Problem requirements
Return only the lines from the start of the records through the line that contains "const titleLines = ['Crimes", inclusive; leave out all pictures.

Records from a data collection
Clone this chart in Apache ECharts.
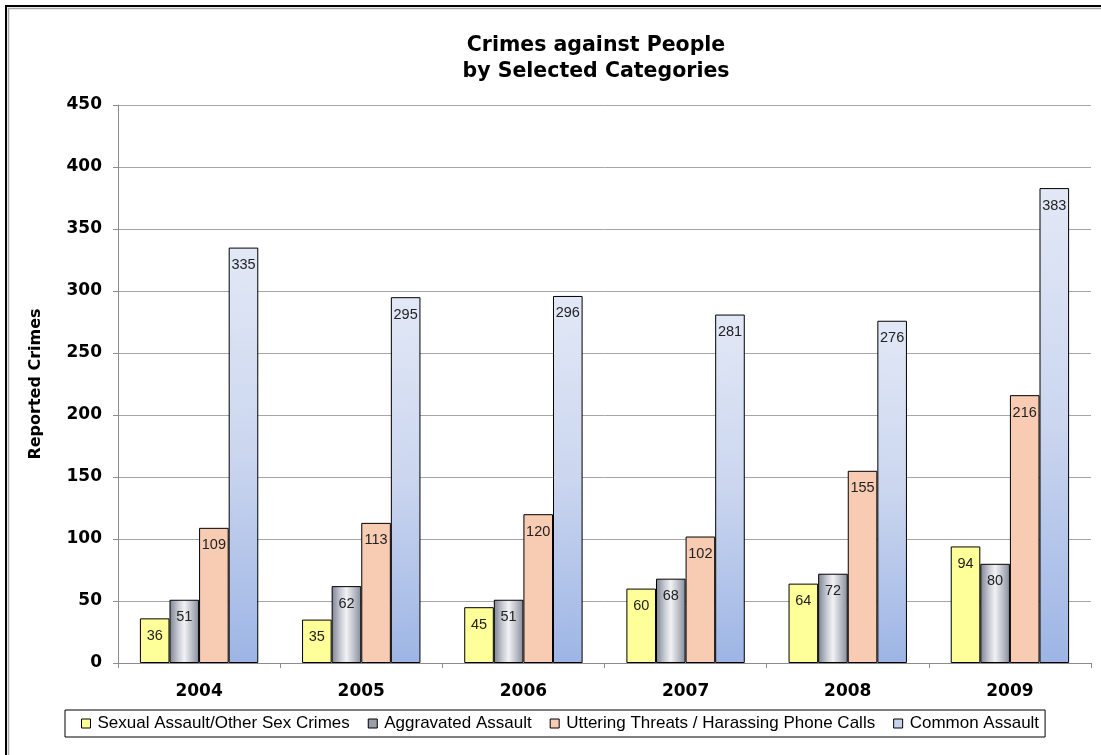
<!DOCTYPE html>
<html><head><meta charset="utf-8">
<script src="https://cdn.jsdelivr.net/npm/echarts@6/dist/echarts.min.js"></script>
<style>html,body{margin:0;padding:0;background:#fff}#c{width:1101px;height:755px}</style>
</head><body><div id="c"></div>
<script>
const years = ['2004','2005','2006','2007','2008','2009'];
const seriesNames = ['Sexual Assault/Other Sex Crimes','Aggravated Assault','Uttering Threats / Harassing Phone Calls','Common Assault'];
const sexualAssault = [36,35,45,60,64,94];
const aggravatedAssault = [51,62,51,68,72,80];
const utteringThreats = [109,113,120,102,155,216];
const commonAssault = [335,295,296,281,276,383];
const yTicks = [0,50,100,150,200,250,300,350,400,450];
const titleLines = ['Crimes against People','by Selected Categories'];

const BOLD = '"DejaVu Sans", Verdana, sans-serif';
const REG = '"Liberation Sans", Arial, sans-serif';
const fills = [
  '#FFFF99',
  {type:'linear',x:0,y:0,x2:1,y2:0,colorStops:[{offset:0,color:'#7C8292'},{offset:0.3,color:'#C9CCD4'},{offset:0.5,color:'#F2F2F5'},{offset:0.75,color:'#BEC1CA'},{offset:1,color:'#858B9A'}]},
  '#F8CBB3',
  {type:'linear',x:0,y:0,x2:0.6,y2:1,colorStops:[{offset:0,color:'#E2E8F6'},{offset:0.5,color:'#CBD6EF'},{offset:1,color:'#9DB5E5'}]}
];
const legendColors = ['#FFFF99','#9A9EAA','#F8CBB3','#C6D2EE'];
const data = [sexualAssault, aggravatedAssault, utteringThreats, commonAssault];

const chart = echarts.init(document.getElementById('c'), null, {renderer:'canvas'});
chart.setOption({
  animation:false,
  textStyle:{fontFamily:REG},
  graphic:[
    {type:'rect', shape:{x:6,y:6,width:1200,height:900}, style:{fill:'none', stroke:'#000', lineWidth:2}, z:-1, silent:true},
    {type:'rect', shape:{x:8.5,y:8.5,width:1200,height:900}, style:{fill:'none', stroke:'#A8A8A8', lineWidth:1.5}, z:-1, silent:true},
    {type:'text', x:596, y:46, style:{text:titleLines[0], textAlign:'center', textVerticalAlign:'middle', font:'bold 20.5px ' + BOLD, fill:'#000'}},
    {type:'text', x:596, y:72, style:{text:titleLines[1], textAlign:'center', textVerticalAlign:'middle', font:'bold 20.5px ' + BOLD, fill:'#000'}}
  ],
  legend:{left:65, top:710, orient:'horizontal', itemWidth:9, itemHeight:9, itemGap:18,
    borderColor:'#000', borderWidth:1, padding:[5,6,5,16],
    textStyle:{fontFamily:REG, fontSize:17, color:'#000', padding:[0,0,0,2]},
    data: seriesNames.map((n,i)=>({name:n, icon:'rect', itemStyle:{color:legendColors[i], borderColor:'#000', borderWidth:1}}))},
  grid:{left:118, right:10, top:105, bottom:92, containLabel:false},
  xAxis:{type:'category', data:years,
    axisLine:{lineStyle:{color:'#8C8C8C', width:1}},
    axisTick:{show:true, length:5, lineStyle:{color:'#8C8C8C'}},
    axisLabel:{fontFamily:BOLD, fontSize:17, fontWeight:'bold', color:'#000', margin:20}},
  yAxis:{type:'value', min:0, max:450, interval:50,
    name:'Reported Crimes', nameLocation:'middle', nameGap:74, nameRotate:90,
    nameTextStyle:{fontFamily:BOLD, fontSize:16, fontWeight:'bold', color:'#000'},
    axisLine:{show:true, lineStyle:{color:'#8C8C8C'}},
    axisTick:{show:true, length:5, lineStyle:{color:'#8C8C8C'}},
    splitLine:{lineStyle:{color:'#A6A6A6', width:1}},
    axisLabel:{fontFamily:BOLD, fontSize:17, fontWeight:'bold', color:'#000', margin:16,
      formatter:(v)=> yTicks.includes(v) ? String(v) : ''}},
  series: data.map((d,i)=>({
    name:seriesNames[i], type:'bar', data:d, barGap:'0%', barCategoryGap:'27%',
    itemStyle:{color:fills[i], borderColor:'#000', borderWidth:1},
    label:{show:true, position:'insideTop', distance:10, fontFamily:REG, fontSize:14.5, color:'#222'}
  }))
});
</script></body></html>
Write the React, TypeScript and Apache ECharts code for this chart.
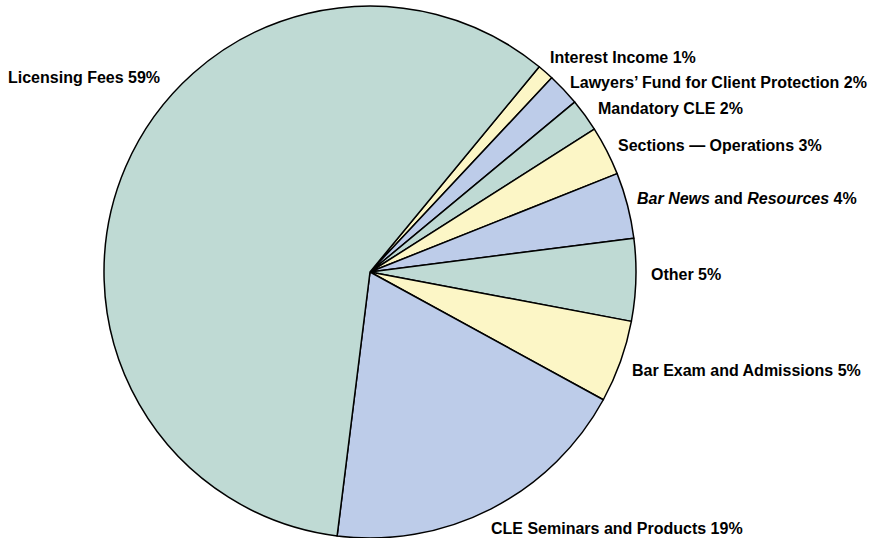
import React, { useEffect, useRef } from "react";
import * as echarts from "echarts";

const categories = [
  "Interest Income",
  "Lawyers’ Fund for Client Protection",
  "Mandatory CLE",
  "Sections — Operations",
  "Bar News and Resources",
  "Other",
  "Bar Exam and Admissions",
  "CLE Seminars and Products",
  "Licensing Fees",
];
const values = [1, 2, 2, 3, 4, 5, 5, 19, 59];
const colors = ["#fcf6c6", "#bdcce9", "#bfdad4", "#fcf6c6", "#bdcce9", "#bfdad4", "#fcf6c6", "#bdcce9", "#bfdad4"];
// label anchor points (left edge, vertical middle)
const labelPositions: [number, number][] = [
  [550, 57],
  [570, 82],
  [598, 108],
  [618, 145],
  [637, 198],
  [651, 274],
  [632, 370],
  [491, 528],
  [8, 77],
];

export default function App() {
  const ref = useRef<HTMLDivElement>(null);
  useEffect(() => {
    if (!ref.current) return;
    const chart = echarts.init(ref.current, undefined, { renderer: "svg" });
    chart.setOption({
      animation: false,
      backgroundColor: "#ffffff",
      series: [
        {
          type: "pie",
          center: [370, 272],
          radius: [0, 266],
          startAngle: 50.5,
          clockwise: true,
          avoidLabelOverlap: false,
          data: categories.map((name, i) => ({
            name,
            value: values[i],
            itemStyle: { color: colors[i] },
          })),
          itemStyle: { borderColor: "#000000", borderWidth: 1.5 },
          label: {
            show: true,
            position: "outside",
            fontFamily: "Liberation Sans, Arial, sans-serif",
            fontWeight: "bold",
            fontSize: 16,
            color: "#000000",
            formatter: (p: any) => {
              if (p.name === "Bar News and Resources") {
                return "{i|Bar News} and {i|Resources} " + p.value + "%";
              }
              return p.name + " " + p.value + "%";
            },
            rich: {
              i: {
                fontStyle: "italic",
                fontWeight: "bold",
                fontSize: 16,
                fontFamily: "Liberation Sans, Arial, sans-serif",
                color: "#000000",
              },
            },
          },
          labelLine: { show: false },
          labelLayout: (params: any) => {
            const pos = labelPositions[params.dataIndex];
            return { x: pos[0], y: pos[1], align: "left", verticalAlign: "middle" };
          },
          emphasis: { disabled: true },
        },
      ],
    });
    return () => chart.dispose();
  }, []);
  return (
    <div
      ref={ref}
      style={{ position: "fixed", left: 0, top: 0, width: 870, height: 538 }}
    />
  );
}
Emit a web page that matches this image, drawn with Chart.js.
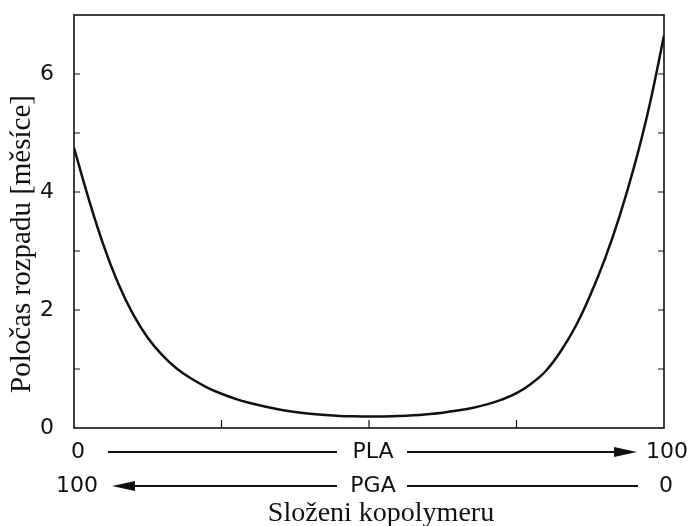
<!DOCTYPE html>
<html>
<head>
<meta charset="utf-8">
<script src="https://cdn.jsdelivr.net/npm/chart.js@4.4.1/dist/chart.umd.min.js"></script>
<style>
    body { margin: 0; background: #fff; }
    #wrap { width: 691px; height: 526px; position: relative; }
</style>
</head>
<body>
<div id="wrap"><canvas id="showGraphHalfLife"></canvas></div>
<script>
// composition of the copolymer (% PLA) and half-life in months
var composition = [0, 2.5, 5, 7.5, 10, 12.5, 15, 17.5, 20, 22.5, 25, 27.5, 30, 32.5, 35, 37.5, 40, 42.5, 45, 47.5, 50,
                   52.5, 55, 57.5, 60, 62.5, 65, 67.5, 70, 72.5, 75, 77.5, 80, 82.5, 85, 87.5, 90, 92.5, 95, 97.5, 100];
var halfLife = [4.75, 3.88, 3.1, 2.45, 1.93, 1.53, 1.23, 1.0, 0.83, 0.69, 0.58, 0.49, 0.42, 0.36, 0.31, 0.27, 0.24, 0.22, 0.205, 0.198, 0.195,
                0.197, 0.203, 0.215, 0.235, 0.26, 0.295, 0.34, 0.4, 0.48, 0.59, 0.75, 0.97, 1.3, 1.72, 2.25, 2.87, 3.6, 4.45, 5.45, 6.65];
var yTickLabels = [0, 2, 4, 6];
var xMinorTicks = [25, 50, 75];
var rowPLA = ['0', 'PLA', '100'];
var rowPGA = ['100', 'PGA', '0'];
var xTitle = 'Složeni kopolymeru';
var yTitle = 'Poločas rozpadu [měsíce]';

var sansFont = '"DejaVu Sans", sans-serif';
var serifFont = '"Liberation Serif", "DejaVu Serif", serif';

var points = composition.map(function (c, i) { return { x: c, y: halfLife[i] }; });

function arrowHead(ctx, x, y, dir) {
    ctx.beginPath();
    ctx.moveTo(x, y);
    ctx.lineTo(x - dir * 23, y - 5);
    ctx.lineTo(x - dir * 23, y + 5);
    ctx.closePath();
    ctx.fill();
}

// frame, inward ticks, axis titles and the PLA / PGA composition rows
var framePlugin = {
    id: 'framePlugin',
    afterDraw: function (chart) {
        var ctx = chart.ctx;
        var a = chart.chartArea;
        var xs = chart.scales.x;
        var ys = chart.scales.y;
        ctx.save();
        ctx.strokeStyle = '#111';
        ctx.fillStyle = '#111';
        ctx.lineWidth = 1.6;
        ctx.strokeRect(a.left, a.top, a.right - a.left, a.bottom - a.top);

        ctx.lineWidth = 1.2;
        ctx.beginPath();
        for (var v = 1; v <= 6; v++) {
            var py = ys.getPixelForValue(v);
            ctx.moveTo(a.left, py); ctx.lineTo(a.left + 6, py);
            ctx.moveTo(a.right, py); ctx.lineTo(a.right - 6, py);
        }
        xMinorTicks.forEach(function (t) {
            var px = xs.getPixelForValue(t);
            ctx.moveTo(px, a.bottom); ctx.lineTo(px, a.bottom - 8);
        });
        ctx.stroke();

        var x0 = xs.getPixelForValue(0);
        var xm = xs.getPixelForValue(50);
        var x1 = xs.getPixelForValue(100);
        var row1 = a.bottom + 24;
        var row2 = a.bottom + 58;

        ctx.font = '22px ' + sansFont;
        ctx.textAlign = 'center';
        ctx.textBaseline = 'middle';
        ctx.fillText(rowPLA[0], x0 + 4, row1);
        ctx.fillText(rowPLA[1], xm + 4, row1);
        ctx.fillText(rowPLA[2], x1 + 3, row1);
        ctx.fillText(rowPGA[0], x0 + 3, row2);
        ctx.fillText(rowPGA[1], xm + 4, row2);
        ctx.fillText(rowPGA[2], x1 + 2, row2);

        ctx.lineWidth = 2;
        ctx.beginPath();
        ctx.moveTo(x0 + 34, row1); ctx.lineTo(xm - 32, row1);
        ctx.moveTo(xm + 38, row1); ctx.lineTo(x1 - 40, row1);
        ctx.moveTo(x0 + 50, row2); ctx.lineTo(xm - 32, row2);
        ctx.moveTo(xm + 38, row2); ctx.lineTo(x1 - 26, row2);
        ctx.stroke();
        arrowHead(ctx, x1 - 27, row1, 1);
        arrowHead(ctx, x0 + 38, row2, -1);

        ctx.font = '28px ' + serifFont;
        ctx.fillText(xTitle, xm + 12, a.bottom + 86);

        ctx.font = '29px ' + serifFont;
        ctx.translate(22, a.top + 229);
        ctx.rotate(-Math.PI / 2);
        ctx.fillText(yTitle, 0, 0);
        ctx.restore();
    }
};

var config = {
    type: 'line',
    data: {
        datasets: [{
            data: points,
            borderColor: '#111',
            borderWidth: 2.5,
            pointRadius: 0,
            fill: false,
            tension: 0.4
        }]
    },
    options: {
        responsive: true,
        maintainAspectRatio: false,
        animation: false,
        layout: { padding: { left: 0, right: 27, top: 15, bottom: 0 } },
        plugins: { legend: { display: false }, tooltip: { enabled: false } },
        scales: {
            x: {
                type: 'linear',
                min: 0,
                max: 100,
                grid: { display: false },
                border: { display: false },
                ticks: { display: false },
                afterFit: function (scale) { scale.height = 98; }
            },
            y: {
                min: 0,
                max: 7,
                grid: { display: false },
                border: { display: false },
                ticks: {
                    stepSize: 1,
                    padding: 12,
                    color: '#111',
                    font: { family: sansFont, size: 22 },
                    callback: function (v) { return yTickLabels.indexOf(v) >= 0 ? String(v) : ''; }
                },
                afterFit: function (scale) {
                    scale.width = 74;
                    scale.paddingTop = 0;
                    scale.paddingBottom = 0;
                }
            }
        }
    },
    plugins: [framePlugin]
};

var myChartHalfLife = new Chart(document.querySelector('#showGraphHalfLife').getContext('2d'), config);
</script>
</body>
</html>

Solution to this task
Clone this chart in Apache ECharts.
<!DOCTYPE html>
<html><head><meta charset="utf-8">
<script src="https://cdn.jsdelivr.net/npm/echarts@6/dist/echarts.min.js"></script>
<style>html,body{margin:0;padding:0;background:#fff}#c{width:1101px;height:755px}</style>
</head><body><div id="c"></div>
<script>
const years = ['2004','2005','2006','2007','2008','2009'];
const seriesNames = ['Sexual Assault/Other Sex Crimes','Aggravated Assault','Uttering Threats / Harassing Phone Calls','Common Assault'];
const sexualAssault = [36,35,45,60,64,94];
const aggravatedAssault = [51,62,51,68,72,80];
const utteringThreats = [109,113,120,102,155,216];
const commonAssault = [335,295,296,281,276,383];
const yTicks = [0,50,100,150,200,250,300,350,400,450];
const titleLines = ['Crimes against People','by Selected Categories'];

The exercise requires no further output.